Vida Montinola Macasaet:‘Less is more in all aspects of my life’By Rina Silayan-Go
Philippine Daily Inquirer
Lean and sultry with full pouty lips, silky auburn hair (the mark of the Macasaet girls) and big cat’s eyes—this is the image Vida Montinola Macasaet leaves imprinted in your mind.
She was born simply this way, reed-thin with angular bone structure. And, as the more reserved one, somehow she didn’t quite fit the mold of the other Montinola girls—all raised in the sprawling family compound that occupied blocks of the old Forbes Park—who were known to be fun, attractive and pretty, always a lure for male visitors who often had difficulty choosing whom to pursue.
She owes her sense of style to her mother, Teresita. As a young girl, Vida would play “grown-up,” wearing her mother’s “muu-muus” and heels for hours on end.
“She was effortless in her manner of dressing,” Vida recalls her mother’s style, “and she sported short loose locks, unlike most women of her time who restricted themselves to buns!”
“I grew up with so much inspiration, which I drew from and which helped me become an artist.”
Her eldest sister Ria is the designer behind the R&Y Augousti brand, a house name at Barneys New York. Vida says Ria and her husband Yiouri were the first to use stingray and other skins in their furniture, bags and minaudiere lines.
“If there is anything Ria taught me, it is that a true artist stays true to his craft and fosters originality,” she says.
In the late ’80s, Vida enrolled at the Fashion Institute of Technology in New York, with a major in Children’s Wear Design. As a student, she modeled for the Fashion Photography class, worked as showroom model for Fashion Week and as dresser for Comme des Garçon fashion shows.
After her stint as designer of children’s wear in Outerstuff Company, she moved to Minneapolis and studied art history at the University of Minnesota. Working in an art gallery, she immersed herself in the art trade.
This served as her springboard to fashion accessory design. She handmade necklaces using self-learned techniques in hand-crochet, hand-knotting and embroidery.
In Manila, she managed the high-end Tomlinson Collection, which specialized in Chinese classical furniture, Southeast Asian home pieces and Tibetan furniture.
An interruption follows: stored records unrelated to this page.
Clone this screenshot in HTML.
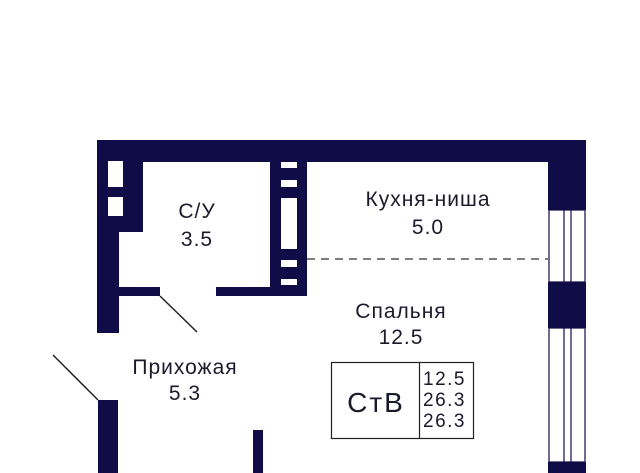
<!DOCTYPE html>
<html><head><meta charset="utf-8"><style>
html,body{margin:0;padding:0;background:#fff;width:640px;height:473px;overflow:hidden}
svg text{font-family:"Liberation Sans",sans-serif;fill:#1a1a2a}
</style></head><body>
<svg width="640" height="473" viewBox="0 0 640 473" xmlns="http://www.w3.org/2000/svg">
<g fill="#100c48">
<rect x="97" y="140" width="489" height="22"/>
<rect x="548" y="140" width="38" height="70"/>
<rect x="548" y="282" width="38" height="46"/>
<rect x="548" y="462" width="38" height="11"/>
<rect x="97" y="140" width="46" height="92"/>
<rect x="97" y="140" width="22" height="193"/>
<rect x="98" y="400" width="20" height="73"/>
<rect x="119" y="287" width="41" height="9"/>
<rect x="216" y="287" width="91" height="9"/>
<rect x="270" y="150" width="37" height="146"/>
<rect x="253" y="430" width="10" height="43"/>
</g>
<g fill="#fff">
<rect x="108" y="161" width="15" height="26"/>
<rect x="108" y="197" width="15" height="19"/>
<rect x="281" y="162" width="16" height="6"/>
<rect x="281" y="180" width="16" height="7"/>
<rect x="281" y="198" width="16" height="51"/>
<rect x="281" y="260" width="16" height="7"/>
<rect x="281" y="279" width="16" height="6"/>
</g>
<g stroke="#100c48" stroke-width="1.2" fill="none">
<rect x="549" y="210" width="36" height="72"/>
<line x1="564" y1="210" x2="564" y2="282"/><line x1="571" y1="210" x2="571" y2="282"/>
<rect x="549" y="328" width="36" height="134"/>
<line x1="564" y1="328" x2="564" y2="462"/><line x1="571" y1="328" x2="571" y2="462"/>
</g>
<g stroke="#222" stroke-width="1.5">
<line x1="53" y1="355" x2="98" y2="400"/>
<line x1="160" y1="296" x2="197" y2="332"/>
</g>
<line x1="307" y1="259" x2="548" y2="259" stroke="#333" stroke-width="1.2" stroke-dasharray="8,6"/>
<g font-size="21" letter-spacing="1" text-anchor="middle">
<text x="197" y="218">С/У</text><text x="197" y="246">3.5</text>
<text x="428" y="206">Кухня-ниша</text><text x="428" y="234">5.0</text>
<text x="401" y="318">Спальня</text><text x="401" y="344">12.5</text>
<text x="185" y="374">Прихожая</text><text x="185" y="400">5.3</text>
</g>
<rect x="331.5" y="362.5" width="142" height="76" fill="none" stroke="#222" stroke-width="1.2"/>
<line x1="419.5" y1="362" x2="419.5" y2="439" stroke="#222" stroke-width="1.2"/>
<text x="376" y="412" font-size="28" letter-spacing="2" text-anchor="middle">СтВ</text>
<g font-size="19" letter-spacing="1.5"><text x="423" y="385">12.5</text><text x="423" y="406">26.3</text><text x="423" y="427">26.3</text></g>
</svg>
</body></html>
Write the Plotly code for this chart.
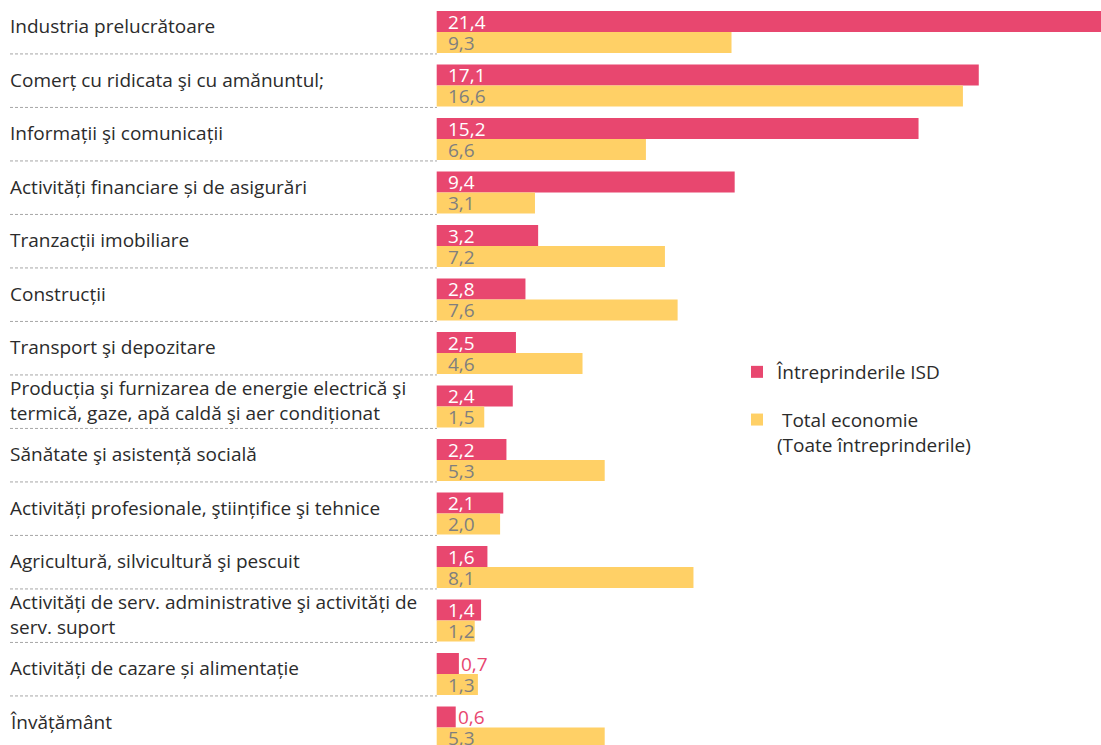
import plotly.graph_objects as go

# Sectors (top to bottom) and shares (%)
categories = [
    "Industria prelucrătoare",
    "Comerț cu ridicata şi cu amănuntul;",
    "Informații şi comunicații",
    "Activități financiare și de asigurări",
    "Tranzacții imobiliare",
    "Construcții",
    "Transport şi depozitare",
    "Producția şi furnizarea de energie electrică şi<br>termică, gaze, apă caldă şi aer condiționat",
    "Sănătate şi asistență socială",
    "Activități profesionale, ştiințifice şi tehnice",
    "Agricultură, silvicultură şi pescuit",
    "Activități de serv. administrative şi activități de<br>serv. suport",
    "Activități de cazare și alimentație",
    "Învățământ",
]
isd_values = [21.4, 17.1, 15.2, 9.4, 3.2, 2.8, 2.5, 2.4, 2.2, 2.1, 1.6, 1.4, 0.7, 0.6]
total_values = [9.3, 16.6, 6.6, 3.1, 7.2, 7.6, 4.6, 1.5, 5.3, 2.0, 8.1, 1.2, 1.3, 5.3]
series_names = ["Întreprinderile ISD", "\u00a0Total economie<br>(Toate întreprinderile)"]

RED = "#E8476F"
YELLOW = "#FFD066"
FONT = "Open Sans"
W, H = 1101, 745
PX_PER_UNIT = 31.7
BAR_X0 = 436.7      # where the bars start (px)
ROW_PX = 53.5       # height of one category row
ROW0_Y = 32         # centre of the first row (px)
HALF_BAR = 10.5     # half of one bar's thickness (px)


def fmt(v):
    return f"{v:.1f}".replace(".", ",")


fig = go.Figure()

for vals, name, color, txtcolor, group, shift in [
    (isd_values, series_names[0], RED, "white", "a", HALF_BAR),
    (total_values, series_names[1], YELLOW, "#7f7f7f", "b", -HALF_BAR),
]:
    fig.add_trace(go.Bar(
        y=categories, x=vals, orientation="h", name=name,
        legendgroup=group,
        marker=dict(color=color, line=dict(width=0)),
        hoverinfo="skip",
    ))
    # value labels: inside at the bar start, or just past the end for tiny bars
    for c, v in zip(categories, vals):
        inside = v >= 1
        fig.add_annotation(
            x=0 if inside else v, xref="x", y=c, yref="y",
            text=fmt(v), showarrow=False, xanchor="left",
            xshift=9 if inside else 0, yshift=shift,
            font=dict(size=19, family=FONT, color=txtcolor if inside else color),
        )

# category labels on the left
for c in categories:
    fig.add_annotation(
        x=8 / W, xref="paper", y=c, yref="y", text=c,
        xanchor="left", align="left", showarrow=False, yshift=6,
        font=dict(size=19, color="#2b2b2b", family=FONT),
    )

# dashed separators between categories
for i in range(len(categories) - 1):
    fig.add_shape(
        type="line", xref="paper", yref="y",
        x0=10 / W, x1=437 / W, y0=i + 0.41, y1=i + 0.41,
        line=dict(color="#a6a6a6", width=1, dash="3px,2px"),
    )

fig.update_layout(
    width=W, height=H,
    margin=dict(l=0, r=0, t=0, b=0),
    paper_bgcolor="white", plot_bgcolor="white",
    barmode="group", bargap=0.215, bargroupgap=0,
    showlegend=True,
    xaxis=dict(visible=False, range=[-BAR_X0 / PX_PER_UNIT, (W - BAR_X0) / PX_PER_UNIT], fixedrange=True),
    yaxis=dict(visible=False, type="category", categoryorder="array", categoryarray=categories,
               range=[(H - ROW0_Y) / ROW_PX, -ROW0_Y / ROW_PX], fixedrange=True),
    legend=dict(
        x=737 / W, y=1 - 353 / H, xanchor="left", yanchor="top",
        traceorder="grouped", tracegroupgap=20, valign="top",
        font=dict(size=19, color="#2b2b2b", family=FONT),
        bgcolor="rgba(0,0,0,0)",
    ),
)

# drop the browser's default 8px body margin so the figure fills the window
fig.write_html(
    "out.html",
    config={"displayModeBar": False},
    post_script="document.body.style.margin='0';",
)
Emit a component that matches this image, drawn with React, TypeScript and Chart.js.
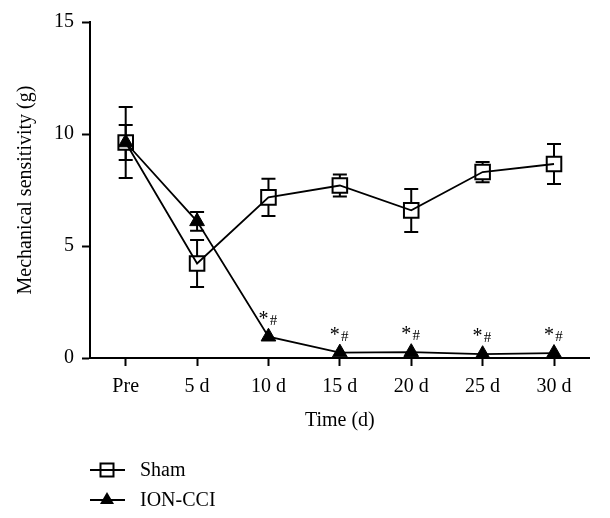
import React, { useEffect, useRef } from 'react';
import { Chart, registerables } from 'chart.js';

Chart.register(...registerables);

const categories = ['Pre', '5 d', '10 d', '15 d', '20 d', '25 d', '30 d'];
const shamValues = [9.62, 4.22, 7.17, 7.7, 6.59, 8.3, 8.66];
const shamErrors = [1.58, 1.05, 0.83, 0.49, 0.96, 0.45, 0.89];
const ionValues = [9.62, 6.1, 0.95, 0.24, 0.26, 0.17, 0.22];
const ionErrors = [0.78, 0.42, 0, 0, 0, 0, 0];
const ionSignificance = ['', '', '*#', '*#', '*#', '*#', '*#'];
const yTicks = [0, 5, 10, 15];
const seriesNames = ['Sham', 'ION-CCI'];

const FONT = "'Liberation Serif', 'Times New Roman', serif";

const customPlugin = {
  id: 'customDraw',
  beforeDatasetsDraw(chart: any) {
    const ctx = chart.ctx;
    const xs = chart.scales.x;
    const ys = chart.scales.y;
    ctx.save();
    ctx.strokeStyle = '#000';
    ctx.lineWidth = 2;
    const drawErr = (vals: number[], errs: number[]) => {
      vals.forEach((v, i) => {
        const e = errs[i];
        if (!e) return;
        const px = xs.getPixelForValue(i);
        const top = ys.getPixelForValue(v + e);
        const bot = ys.getPixelForValue(v - e);
        ctx.beginPath();
        ctx.moveTo(px, top);
        ctx.lineTo(px, bot);
        ctx.moveTo(px - 7, top);
        ctx.lineTo(px + 7, top);
        ctx.moveTo(px - 7, bot);
        ctx.lineTo(px + 7, bot);
        ctx.stroke();
      });
    };
    drawErr(shamValues, shamErrors);
    drawErr(ionValues, ionErrors);
    ctx.restore();
  },
  afterDraw(chart: any) {
    const ctx = chart.ctx;
    const xs = chart.scales.x;
    const ys = chart.scales.y;
    ctx.save();
    ctx.fillStyle = '#000';
    ctx.textBaseline = 'alphabetic';
    ctx.textAlign = 'center';
    ionSignificance.forEach((s, i) => {
      if (!s) return;
      const px = xs.getPixelForValue(i);
      const py = ys.getPixelForValue(ionValues[i]);
      ctx.font = `20px ${FONT}`;
      ctx.fillText(s[0], px - 5, py - 12);
      ctx.font = `15px ${FONT}`;
      ctx.fillText(s.slice(1), px + 5, py - 12);
    });

    // legend
    const lx0 = 82;
    const lx1 = 117;
    const mx = 99;
    const rows = [462, 492];
    ctx.strokeStyle = '#000';
    ctx.lineWidth = 2;
    rows.forEach((ry, k) => {
      ctx.beginPath();
      ctx.moveTo(lx0, ry);
      ctx.lineTo(lx1, ry);
      ctx.stroke();
      if (k === 0) {
        ctx.fillStyle = '#fff';
        ctx.fillRect(mx - 6.5, ry - 6.5, 13, 13);
        ctx.strokeRect(mx - 6.5, ry - 6.5, 13, 13);
        ctx.beginPath();
        ctx.moveTo(lx0, ry);
        ctx.lineTo(lx1, ry);
        ctx.stroke();
      } else {
        ctx.fillStyle = '#000';
        ctx.beginPath();
        ctx.moveTo(mx, ry - 8);
        ctx.lineTo(mx + 7, ry + 4);
        ctx.lineTo(mx - 7, ry + 4);
        ctx.closePath();
        ctx.fill();
      }
      ctx.fillStyle = '#000';
      ctx.font = `20px ${FONT}`;
      ctx.textAlign = 'left';
      ctx.textBaseline = 'middle';
      ctx.fillText(seriesNames[k], 132, ry + 1);
    });
    ctx.restore();
  },
};

export default function App() {
  const canvasRef = useRef<HTMLCanvasElement | null>(null);

  useEffect(() => {
    if (!canvasRef.current) return;
    const chart = new Chart(canvasRef.current, {
      type: 'line',
      data: {
        labels: categories,
        datasets: [
          {
            label: 'ION-CCI',
            data: ionValues,
            borderColor: '#000',
            borderWidth: 1.8,
            pointStyle: 'triangle',
            pointRadius: 8.5,
            pointBackgroundColor: '#000',
            pointBorderColor: '#000',
            pointBorderWidth: 1,
            tension: 0,
            order: 1,
          },
          {
            label: 'Sham line',
            data: shamValues,
            borderColor: '#000',
            borderWidth: 1.8,
            pointRadius: 0,
            tension: 0,
            order: 2,
          },
          {
            label: 'Sham',
            data: shamValues,
            showLine: false,
            borderColor: '#000',
            pointStyle: 'rect',
            pointRadius: 10.3,
            pointBackgroundColor: '#fff',
            pointBorderColor: '#000',
            pointBorderWidth: 2,
            order: 3,
          },
        ],
      },
      options: {
        animation: false,
        responsive: true,
        maintainAspectRatio: false,
        layout: { padding: { top: 14, right: 8, left: 0, bottom: 0 } },
        plugins: {
          legend: { display: false },
          tooltip: { enabled: false },
        },
        scales: {
          x: {
            type: 'category',
            offset: true,
            grid: {
              display: true,
              drawOnChartArea: false,
              drawTicks: true,
              tickLength: 8,
              tickWidth: 2,
              color: '#000',
              offset: false,
            },
            border: { display: true, color: '#000', width: 2 },
            ticks: {
              color: '#000',
              font: { family: FONT, size: 20 },
              padding: 9,
              maxRotation: 0,
            },
            title: {
              display: true,
              text: 'Time (d)',
              color: '#000',
              font: { family: FONT, size: 20 },
              padding: { top: 0, bottom: 77 },
            },
            afterFit(scale: any) {
              scale.height = 152;
              scale.paddingLeft = 0;
              scale.paddingRight = 0;
            },
          },
          y: {
            min: 0,
            max: 15,
            afterBuildTicks(scale: any) {
              scale.ticks = yTicks.map((v) => ({ value: v }));
            },
            grid: {
              display: true,
              drawOnChartArea: false,
              drawTicks: true,
              tickLength: 8,
              tickWidth: 2,
              color: '#000',
            },
            border: { display: true, color: '#000', width: 2 },
            ticks: {
              color: '#000',
              font: { family: FONT, size: 20 },
              padding: 8,
            },
            title: {
              display: true,
              text: 'Mechanical sensitivity (g)',
              color: '#000',
              font: { family: FONT, size: 20 },
              padding: { top: 6, bottom: 0 },
            },
            afterFit(scale: any) {
              scale.width = 82;
              scale.paddingTop = 0;
              scale.paddingBottom = 0;
            },
          },
        },
      },
      plugins: [customPlugin],
    });
    return () => chart.destroy();
  }, []);

  return (
    <div style={{ width: 594, height: 502, position: 'relative' }}>
      <canvas ref={canvasRef} />
    </div>
  );
}
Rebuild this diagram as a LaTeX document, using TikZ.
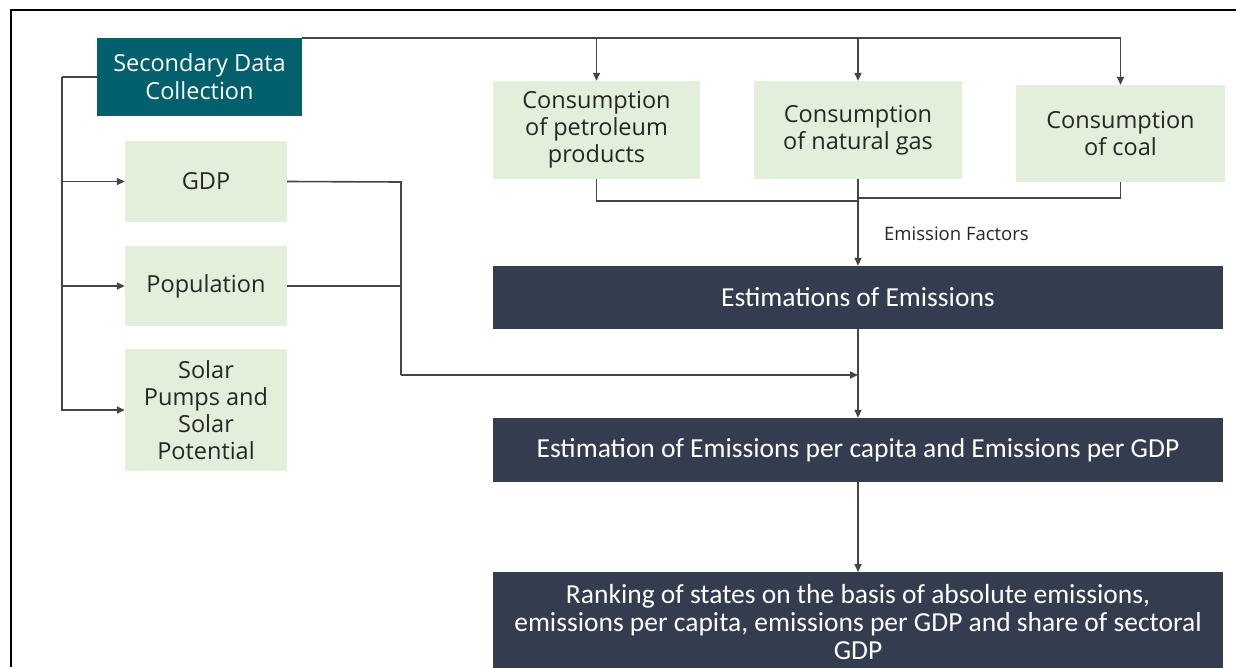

“I delved into and studied the history of China and immersed myself in Buddhism to understand the pieces, and to curate and conceptualize theme events and do visual merchandising,” she says.
Today, Vida concentrates on her line of accessories called camadiV, a limited collection with emphasis on beadwork and embroidery on clothes, bags, shoes and accessories.
“My signature piece is the beaded, velvet tie-cuff bracelet. I also created beaded obi belts with detachable coin purse with satin cord. I use semiprecious stones on my necklaces.”
She also finds the time to curate works of other artists and collaborate with other creative minds.
Vida’s hypersensitive nature once led to a period of depression, a time that saw her focusing on her craft as a way of expressing her feelings.
“Creating from scratch by hand-crocheting and knotting is very cathartic for me; when I am in the zone, I see the piece coming alive before my very eyes, almost like a surrender, wherein certain truths about life and the people I love are revealed to me. It brings me great joy and peace.”
Materials such as twisted silk cord, bone, horn, stone and coral are what she uses to create pieces.
It’s the process she enjoys. “It’s all about the process,” she says.
Simple but essential
Vida’s style is simple but essential. “I wear pieces that can be worn many ways. I wear the same pieces over and over until I invest in a few more. I have only three or four pairs of shoes that I wear throughout the year, until they are worn out. I can get ready in 15 minutes, tops. I use only under-eye concealer, loose face powder, mascara, and a dab of blush lipstick and lip balm. Less is more in all aspects of my life.
“I’m also a firm believer that you are what you eat, so no to meat and processed food. Taking lots of green, raw juice and doing yoga are part of my regimen. I will cook with three or five ingredients and whip up a tasty, healthy dish. I enjoy wine only if it’s a good bottle from my brother Bobby. I entertain only people whom I love and value the most, and very rarely do I even entertain, as my home is my sanctuary. My youngest sister Tessa keeps me on an even keel, nurturing a mother-and-child relationship.”
Indeed, what better way to create your own style than to curate your life until you are truly happy with how you have transformed yourself?